Raoul Bleuse (9 September 1895 in Ribemont – 8 June 1984 in Alfortville), was a French politician.

==Early life==
He voluntarily enlisted in the army in October 1913, took part in World War I, and was demobilized in August 1919. In 1921 he enlisted in the police as well as the French Social-Democrat Party (SFIO). He was dismissed from the police in 1942 due to his activities in the French Resistance, then reinstated in 1945.

==Political career==
He was elected as mayor of Alfortville from 1947 to 1965 and as general councillor in the Seine department from 1953 to 1967.

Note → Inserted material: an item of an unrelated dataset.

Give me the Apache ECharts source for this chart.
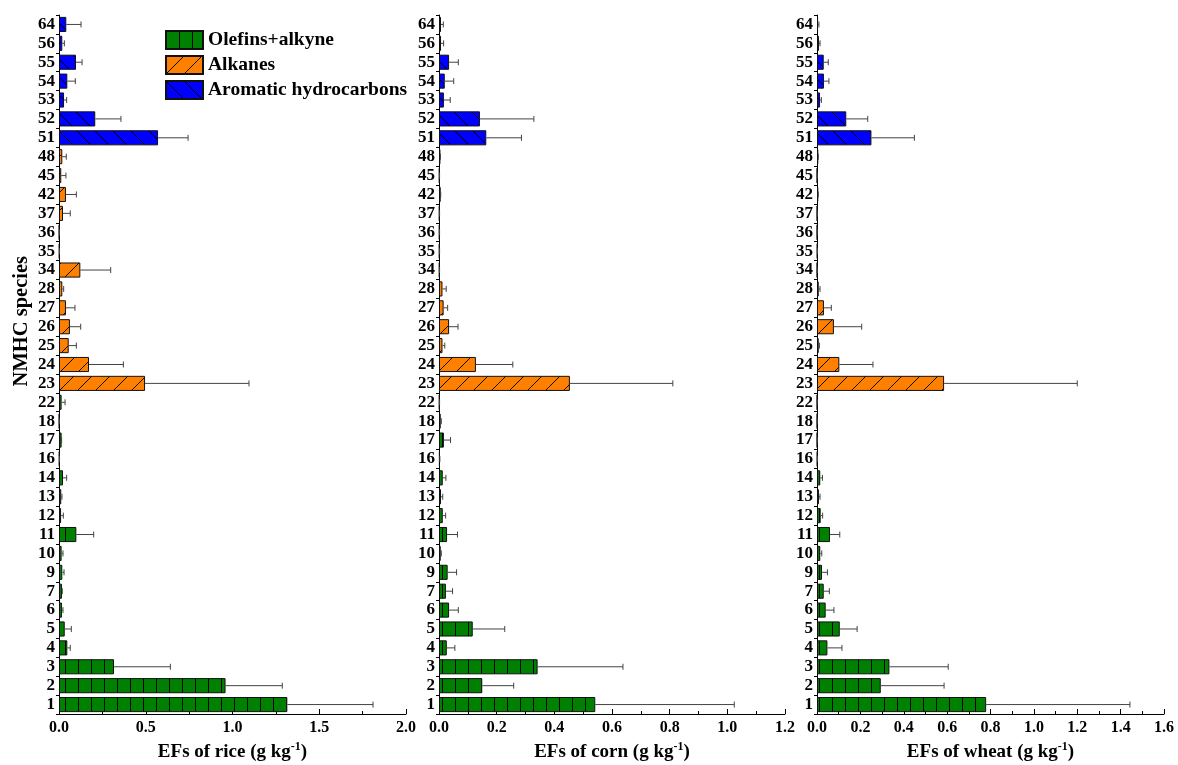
<!DOCTYPE html>
<html>
<head>
<meta charset="utf-8">
<script src="https://cdn.jsdelivr.net/npm/echarts@6/dist/echarts.min.js"></script>
<style>
  html, body { margin: 0; padding: 0; background: #fff; }
  #chart { width: 1178px; height: 765px; }
</style>
</head>
<body>
<div id="chart"></div>
<script>
// NMHC species, bottom to top
const species = ['1', '2', '3', '4', '5', '6', '7', '9', '10', '11', '12', '13', '14', '16', '17', '18', '22',
  '23', '24', '25', '26', '27', '28', '34', '35', '36', '37', '42', '45', '48',
  '51', '52', '53', '54', '55', '56', '64']
// 0 = olefins+alkyne, 1 = alkanes, 2 = aromatics
const speciesGroup = [0, 0, 0, 0, 0, 0, 0, 0, 0, 0, 0, 0, 0, 0, 0, 0, 0,
  1, 1, 1, 1, 1, 1, 1, 1, 1, 1, 1, 1, 1,
  2, 2, 2, 2, 2, 2, 2]
const groupNames = ['Olefins+alkyne', 'Alkanes', 'Aromatic hydrocarbons']

const riceEF = [1.316, 0.96, 0.317, 0.048, 0.033, 0.017, 0.017, 0.019, 0.015, 0.1, 0.012, 0.013, 0.023, 0.003, 0.015, 0.002, 0.015,
  0.496, 0.173, 0.056, 0.063, 0.04, 0.019, 0.123, 0.003, 0.002, 0.023, 0.04, 0.013, 0.019,
  0.571, 0.209, 0.029, 0.048, 0.098, 0.019, 0.042]
const riceSD = [0.494, 0.327, 0.325, 0.017, 0.038, 0.006, 0.002, 0.01, 0.008, 0.1, 0.013, 0.004, 0.021, 0, 0, 0, 0.02,
  0.599, 0.198, 0.044, 0.062, 0.052, 0.008, 0.175, 0, 0, 0.042, 0.06, 0.027, 0.023,
  0.173, 0.148, 0.015, 0.046, 0.035, 0.012, 0.085]

const cornEF = [0.542, 0.15, 0.342, 0.027, 0.117, 0.035, 0.024, 0.03, 0.006, 0.028, 0.013, 0.007, 0.013, 0.003, 0.017, 0.006, 0.002,
  0.454, 0.128, 0.012, 0.035, 0.016, 0.012, 0.002, 0.002, 0.002, 0.002, 0.006, 0.002, 0.005,
  0.164, 0.142, 0.017, 0.02, 0.035, 0.007, 0.007]
const cornSD = [0.482, 0.109, 0.296, 0.028, 0.111, 0.032, 0.023, 0.031, 0.002, 0.036, 0.01, 0.006, 0.011, 0, 0.023, 0.002, 0,
  0.357, 0.128, 0.008, 0.031, 0.014, 0.013, 0, 0, 0, 0, 0, 0, 0,
  0.122, 0.187, 0.022, 0.031, 0.032, 0.009, 0.008]

const wheatEF = [0.78, 0.294, 0.334, 0.048, 0.105, 0.04, 0.031, 0.023, 0.015, 0.06, 0.017, 0.009, 0.015, 0.002, 0.001, 0.001, 0.001,
  0.586, 0.103, 0.008, 0.078, 0.032, 0.008, 0.001, 0.002, 0.001, 0.001, 0.006, 0.001, 0.006,
  0.251, 0.135, 0.014, 0.032, 0.031, 0.009, 0.005]
const wheatSD = [0.663, 0.292, 0.271, 0.067, 0.08, 0.038, 0.026, 0.025, 0.007, 0.045, 0.009, 0.005, 0.01, 0, 0, 0, 0,
  0.614, 0.155, 0.003, 0.128, 0.034, 0.006, 0, 0, 0, 0, 0, 0, 0,
  0.198, 0.099, 0.006, 0.023, 0.021, 0.005, 0.004]

const crops = [
  { name: 'rice', ef: riceEF, sd: riceSD, max: 2.0, interval: 0.5 },
  { name: 'corn', ef: cornEF, sd: cornSD, max: 1.2, interval: 0.2 },
  { name: 'wheat', ef: wheatEF, sd: wheatSD, max: 1.6, interval: 0.2 }
]

// hatch patterns
function makePattern(fill, kind) {
  const c = document.createElement('canvas')
  const w = kind === 'v' ? 13 : 18
  const h = kind === 'v' ? 13 : 18
  c.width = w
  c.height = h
  const ctx = c.getContext('2d')
  ctx.fillStyle = fill
  ctx.fillRect(0, 0, w, h)
  ctx.strokeStyle = '#000'
  ctx.lineWidth = 1
  ctx.beginPath()
  if (kind === 'v') {
    ctx.moveTo(0.5, 0)
    ctx.lineTo(0.5, h)
  } else if (kind === 'f') {
    ctx.moveTo(-1, h + 1)
    ctx.lineTo(w + 1, -1)
  } else {
    ctx.moveTo(-1, -1)
    ctx.lineTo(w + 1, h + 1)
  }
  ctx.stroke()
  return { image: c, repeat: 'repeat' }
}
const patterns = [
  makePattern('#008000', 'v'),
  makePattern('#ff8000', 'f'),
  makePattern('#0000ff', 'b')
]

const chart = echarts.init(document.getElementById('chart'))
const serif = 'Liberation Serif, Times New Roman, serif'
const grids = [
  { left: 59, width: 347, top: 15, height: 699, outerBoundsMode: 'none' },
  { left: 439, width: 346, top: 15, height: 699, outerBoundsMode: 'none' },
  { left: 817, width: 347, top: 15, height: 699, outerBoundsMode: 'none' }
]

const xAxes = []
const yAxes = []
const series = []
crops.forEach((crop, k) => {
  xAxes.push({
    gridIndex: k,
    type: 'value',
    min: 0,
    max: crop.max,
    interval: crop.interval,
    name: '{a|EFs of ' + crop.name + ' (g kg}{s|-1}{a|)}',
    nameLocation: 'middle',
    nameGap: 27,
    nameTextStyle: {
      rich: {
        a: { fontFamily: serif, fontWeight: 'bold', fontSize: 19, color: '#000' },
        s: { fontFamily: serif, fontWeight: 'bold', fontSize: 12, color: '#000', padding: [0, 0, 10, 0] }
      }
    },
    axisLine: { show: true, lineStyle: { color: '#000', width: 1 } },
    axisTick: { show: true, inside: true, length: 5, lineStyle: { color: '#000' } },
    minorTick: { show: true, splitNumber: 2, length: 3, lineStyle: { color: '#000' } },
    splitLine: { show: false },
    axisLabel: {
      fontFamily: serif, fontWeight: 'bold', fontSize: 16, color: '#000', margin: 6,
      formatter: v => v.toFixed(1)
    }
  })
  yAxes.push({
    gridIndex: k,
    type: 'category',
    data: species,
    axisLine: { show: true, lineStyle: { color: '#000', width: 1 } },
    axisTick: { show: true, length: 3, lineStyle: { color: '#000' } },
    axisLabel: { fontFamily: serif, fontWeight: 'bold', fontSize: 17, color: '#000', margin: 4, interval: 0 }
  })
  groupNames.forEach((g, gi) => {
    series.push({
      name: g,
      type: 'bar',
      xAxisIndex: k,
      yAxisIndex: k,
      barCategoryGap: '20%',
      barGap: '-100%',
      itemStyle: { color: patterns[gi], borderColor: '#111', borderWidth: 1 },
      data: crop.ef.map((v, i) => (speciesGroup[i] === gi ? v : '-'))
    })
  })
  // error bars
  series.push({
    type: 'custom',
    xAxisIndex: k,
    yAxisIndex: k,
    z: 5,
    renderItem: function(params, api) {
      const y = api.value(0)
      const v = api.value(1)
      const e = api.value(2)
      const p0 = api.coord([v, y])
      const p1 = api.coord([v + e, y])
      const style = { stroke: '#444', lineWidth: 1 }
      return {
        type: 'group',
        children: [
          { type: 'line', shape: { x1: p0[0], y1: p0[1], x2: p1[0], y2: p1[1] }, style: style },
          { type: 'line', shape: { x1: p1[0], y1: p1[1] - 3, x2: p1[0], y2: p1[1] + 3 }, style: style }
        ]
      }
    },
    encode: { y: 0, x: [1, 2] },
    data: species.map((s, i) => [i, crop.ef[i], crop.sd[i]])
  })
})

const option = {
  animation: false,
  backgroundColor: '#fff',
  grid: grids,
  xAxis: xAxes,
  yAxis: yAxes,
  legend: {
    data: groupNames,
    orient: 'vertical',
    icon: 'rect',
    left: 160,
    top: 25,
    itemWidth: 37,
    itemHeight: 18,
    itemGap: 5,
    textStyle: { fontFamily: serif, fontWeight: 'bold', fontSize: 19.5, color: '#000' }
  },
  graphic: [{
    type: 'text',
    left: 11,
    top: 256,
    rotation: Math.PI / 2,
    style: { text: 'NMHC species', font: 'bold 20.5px ' + serif, fill: '#000' }
  }],
  series: series
}
chart.setOption(option)
</script>
</body>
</html>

In September 1958, he joined the splinter left-wing Autonomous Socialist Party (PSA), was unsuccessfully a candidate for the 1958 legislative election, getting less than 10% of votes. In 1960, the PSA merged into the Unified Socialist Party (PSU). He was one of only two PSU candidates elected to the National Assembly after the 1962 legislative election, with François Tanguy-Prigent, even if he only got 16.6% for the first round, but the Communist candidate Roland Foucard (28.5%) stepped down between the two rounds, in order to let him win the race. He first joined the unaffiliated group of deputies, then came back to the SFIO parliamentary group in April 1963 and left it 2 years later.